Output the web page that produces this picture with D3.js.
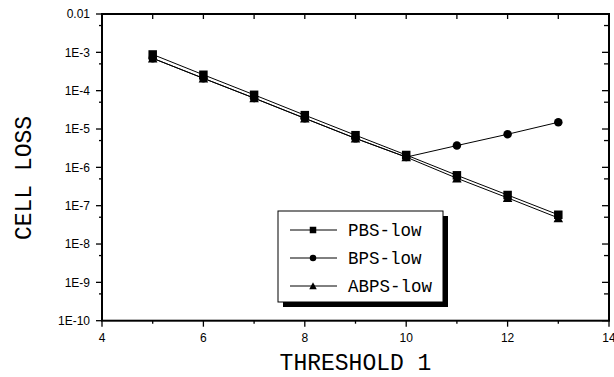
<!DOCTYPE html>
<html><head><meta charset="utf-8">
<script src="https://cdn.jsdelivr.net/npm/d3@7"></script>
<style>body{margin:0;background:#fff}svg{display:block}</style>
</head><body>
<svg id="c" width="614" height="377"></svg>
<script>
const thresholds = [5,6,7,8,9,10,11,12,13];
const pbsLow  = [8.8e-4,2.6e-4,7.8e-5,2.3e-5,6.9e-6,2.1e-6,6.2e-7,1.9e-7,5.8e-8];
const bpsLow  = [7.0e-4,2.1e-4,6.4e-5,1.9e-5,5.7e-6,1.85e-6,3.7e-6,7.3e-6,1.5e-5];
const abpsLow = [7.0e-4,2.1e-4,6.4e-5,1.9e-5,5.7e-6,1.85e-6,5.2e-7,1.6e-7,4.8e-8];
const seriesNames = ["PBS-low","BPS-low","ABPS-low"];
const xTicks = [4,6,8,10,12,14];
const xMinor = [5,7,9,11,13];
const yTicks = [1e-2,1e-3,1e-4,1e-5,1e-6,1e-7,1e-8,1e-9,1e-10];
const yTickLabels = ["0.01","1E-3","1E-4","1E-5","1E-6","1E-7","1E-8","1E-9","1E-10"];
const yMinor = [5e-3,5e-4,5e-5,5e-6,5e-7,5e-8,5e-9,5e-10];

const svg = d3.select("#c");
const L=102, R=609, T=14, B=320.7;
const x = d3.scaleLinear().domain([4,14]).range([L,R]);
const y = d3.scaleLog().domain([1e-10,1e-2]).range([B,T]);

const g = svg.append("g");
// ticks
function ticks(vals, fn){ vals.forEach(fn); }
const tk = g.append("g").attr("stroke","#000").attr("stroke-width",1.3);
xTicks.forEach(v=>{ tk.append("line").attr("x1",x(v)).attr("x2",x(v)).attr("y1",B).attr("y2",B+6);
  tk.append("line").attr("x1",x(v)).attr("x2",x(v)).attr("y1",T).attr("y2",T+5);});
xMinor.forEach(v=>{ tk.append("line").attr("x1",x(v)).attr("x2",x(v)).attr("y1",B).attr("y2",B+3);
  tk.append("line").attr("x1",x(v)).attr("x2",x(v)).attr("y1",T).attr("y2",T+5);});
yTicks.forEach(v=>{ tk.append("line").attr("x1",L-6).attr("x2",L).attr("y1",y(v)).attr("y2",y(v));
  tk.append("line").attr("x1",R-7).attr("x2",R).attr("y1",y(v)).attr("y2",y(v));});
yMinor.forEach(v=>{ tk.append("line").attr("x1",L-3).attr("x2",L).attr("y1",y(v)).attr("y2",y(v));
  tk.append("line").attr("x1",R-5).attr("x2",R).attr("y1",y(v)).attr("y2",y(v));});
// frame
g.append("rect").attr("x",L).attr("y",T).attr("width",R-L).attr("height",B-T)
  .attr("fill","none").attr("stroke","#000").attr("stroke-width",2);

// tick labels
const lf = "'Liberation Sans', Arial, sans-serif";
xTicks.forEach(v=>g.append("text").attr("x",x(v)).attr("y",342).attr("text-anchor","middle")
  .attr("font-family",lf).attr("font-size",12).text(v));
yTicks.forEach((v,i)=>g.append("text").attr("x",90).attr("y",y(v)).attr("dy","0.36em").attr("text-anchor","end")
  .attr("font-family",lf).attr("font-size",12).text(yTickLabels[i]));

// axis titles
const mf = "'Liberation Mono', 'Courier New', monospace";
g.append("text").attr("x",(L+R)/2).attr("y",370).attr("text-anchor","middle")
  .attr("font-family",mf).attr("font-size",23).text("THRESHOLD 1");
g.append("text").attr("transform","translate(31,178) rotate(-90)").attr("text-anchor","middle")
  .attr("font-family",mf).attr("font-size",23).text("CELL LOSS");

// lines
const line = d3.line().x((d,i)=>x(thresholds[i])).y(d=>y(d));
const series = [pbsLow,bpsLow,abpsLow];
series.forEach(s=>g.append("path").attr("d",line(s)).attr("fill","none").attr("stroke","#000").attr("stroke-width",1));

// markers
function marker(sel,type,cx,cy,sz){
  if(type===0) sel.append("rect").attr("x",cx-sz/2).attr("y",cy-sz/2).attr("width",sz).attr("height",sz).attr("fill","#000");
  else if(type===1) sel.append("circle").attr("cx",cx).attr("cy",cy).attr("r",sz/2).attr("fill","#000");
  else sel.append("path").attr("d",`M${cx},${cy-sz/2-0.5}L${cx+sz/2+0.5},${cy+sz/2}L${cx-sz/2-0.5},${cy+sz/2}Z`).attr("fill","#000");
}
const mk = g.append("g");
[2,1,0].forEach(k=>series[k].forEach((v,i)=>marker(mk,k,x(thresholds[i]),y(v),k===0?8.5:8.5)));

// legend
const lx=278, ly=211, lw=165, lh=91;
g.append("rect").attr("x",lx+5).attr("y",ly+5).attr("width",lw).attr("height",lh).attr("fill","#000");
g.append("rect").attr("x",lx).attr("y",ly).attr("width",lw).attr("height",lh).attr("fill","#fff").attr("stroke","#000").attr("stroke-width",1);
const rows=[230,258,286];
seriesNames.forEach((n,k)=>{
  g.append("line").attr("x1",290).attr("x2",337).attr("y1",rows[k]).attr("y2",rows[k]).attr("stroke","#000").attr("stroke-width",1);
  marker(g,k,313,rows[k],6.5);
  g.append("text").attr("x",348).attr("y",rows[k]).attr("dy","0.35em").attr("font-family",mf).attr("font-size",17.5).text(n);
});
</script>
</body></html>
—————
__WHAT YOU SHOULD DO__.
Omit every picture while copying the listing above exactly.

__TASK RESPONSE__.
Output the web page that produces this picture with D3.js.
<!DOCTYPE html>
<html><head><meta charset="utf-8">
<script src="https://cdn.jsdelivr.net/npm/d3@7"></script>
<style>body{margin:0;background:#fff}svg{display:block}</style>
</head><body>
<svg id="c" width="614" height="377"></svg>
<script>
const thresholds = [5,6,7,8,9,10,11,12,13];
const pbsLow  = [8.8e-4,2.6e-4,7.8e-5,2.3e-5,6.9e-6,2.1e-6,6.2e-7,1.9e-7,5.8e-8];
const bpsLow  = [7.0e-4,2.1e-4,6.4e-5,1.9e-5,5.7e-6,1.85e-6,3.7e-6,7.3e-6,1.5e-5];
const abpsLow = [7.0e-4,2.1e-4,6.4e-5,1.9e-5,5.7e-6,1.85e-6,5.2e-7,1.6e-7,4.8e-8];
const seriesNames = ["PBS-low","BPS-low","ABPS-low"];
const xTicks = [4,6,8,10,12,14];
const xMinor = [5,7,9,11,13];
const yTicks = [1e-2,1e-3,1e-4,1e-5,1e-6,1e-7,1e-8,1e-9,1e-10];
const yTickLabels = ["0.01","1E-3","1E-4","1E-5","1E-6","1E-7","1E-8","1E-9","1E-10"];
const yMinor = [5e-3,5e-4,5e-5,5e-6,5e-7,5e-8,5e-9,5e-10];

const svg = d3.select("#c");
const L=102, R=609, T=14, B=320.7;
const x = d3.scaleLinear().domain([4,14]).range([L,R]);
const y = d3.scaleLog().domain([1e-10,1e-2]).range([B,T]);

const g = svg.append("g");
// ticks
function ticks(vals, fn){ vals.forEach(fn); }
const tk = g.append("g").attr("stroke","#000").attr("stroke-width",1.3);
xTicks.forEach(v=>{ tk.append("line").attr("x1",x(v)).attr("x2",x(v)).attr("y1",B).attr("y2",B+6);
  tk.append("line").attr("x1",x(v)).attr("x2",x(v)).attr("y1",T).attr("y2",T+5);});
xMinor.forEach(v=>{ tk.append("line").attr("x1",x(v)).attr("x2",x(v)).attr("y1",B).attr("y2",B+3);
  tk.append("line").attr("x1",x(v)).attr("x2",x(v)).attr("y1",T).attr("y2",T+5);});
yTicks.forEach(v=>{ tk.append("line").attr("x1",L-6).attr("x2",L).attr("y1",y(v)).attr("y2",y(v));
  tk.append("line").attr("x1",R-7).attr("x2",R).attr("y1",y(v)).attr("y2",y(v));});
yMinor.forEach(v=>{ tk.append("line").attr("x1",L-3).attr("x2",L).attr("y1",y(v)).attr("y2",y(v));
  tk.append("line").attr("x1",R-5).attr("x2",R).attr("y1",y(v)).attr("y2",y(v));});
// frame
g.append("rect").attr("x",L).attr("y",T).attr("width",R-L).attr("height",B-T)
  .attr("fill","none").attr("stroke","#000").attr("stroke-width",2);

// tick labels
const lf = "'Liberation Sans', Arial, sans-serif";
xTicks.forEach(v=>g.append("text").attr("x",x(v)).attr("y",342).attr("text-anchor","middle")
  .attr("font-family",lf).attr("font-size",12).text(v));
yTicks.forEach((v,i)=>g.append("text").attr("x",90).attr("y",y(v)).attr("dy","0.36em").attr("text-anchor","end")
  .attr("font-family",lf).attr("font-size",12).text(yTickLabels[i]));

// axis titles
const mf = "'Liberation Mono', 'Courier New', monospace";
g.append("text").attr("x",(L+R)/2).attr("y",370).attr("text-anchor","middle")
  .attr("font-family",mf).attr("font-size",23).text("THRESHOLD 1");
g.append("text").attr("transform","translate(31,178) rotate(-90)").attr("text-anchor","middle")
  .attr("font-family",mf).attr("font-size",23).text("CELL LOSS");

// lines
const line = d3.line().x((d,i)=>x(thresholds[i])).y(d=>y(d));
const series = [pbsLow,bpsLow,abpsLow];
series.forEach(s=>g.append("path").attr("d",line(s)).attr("fill","none").attr("stroke","#000").attr("stroke-width",1));

// markers
function marker(sel,type,cx,cy,sz){
  if(type===0) sel.append("rect").attr("x",cx-sz/2).attr("y",cy-sz/2).attr("width",sz).attr("height",sz).attr("fill","#000");
  else if(type===1) sel.append("circle").attr("cx",cx).attr("cy",cy).attr("r",sz/2).attr("fill","#000");
  else sel.append("path").attr("d",`M${cx},${cy-sz/2-0.5}L${cx+sz/2+0.5},${cy+sz/2}L${cx-sz/2-0.5},${cy+sz/2}Z`).attr("fill","#000");
}
const mk = g.append("g");
[2,1,0].forEach(k=>series[k].forEach((v,i)=>marker(mk,k,x(thresholds[i]),y(v),k===0?8.5:8.5)));

// legend
const lx=278, ly=211, lw=165, lh=91;
g.append("rect").attr("x",lx+5).attr("y",ly+5).attr("width",lw).attr("height",lh).attr("fill","#000");
g.append("rect").attr("x",lx).attr("y",ly).attr("width",lw).attr("height",lh).attr("fill","#fff").attr("stroke","#000").attr("stroke-width",1);
const rows=[230,258,286];
seriesNames.forEach((n,k)=>{
  g.append("line").attr("x1",290).attr("x2",337).attr("y1",rows[k]).attr("y2",rows[k]).attr("stroke","#000").attr("stroke-width",1);
  marker(g,k,313,rows[k],6.5);
  g.append("text").attr("x",348).attr("y",rows[k]).attr("dy","0.35em").attr("font-family",mf).attr("font-size",17.5).text(n);
});
</script>
</body></html>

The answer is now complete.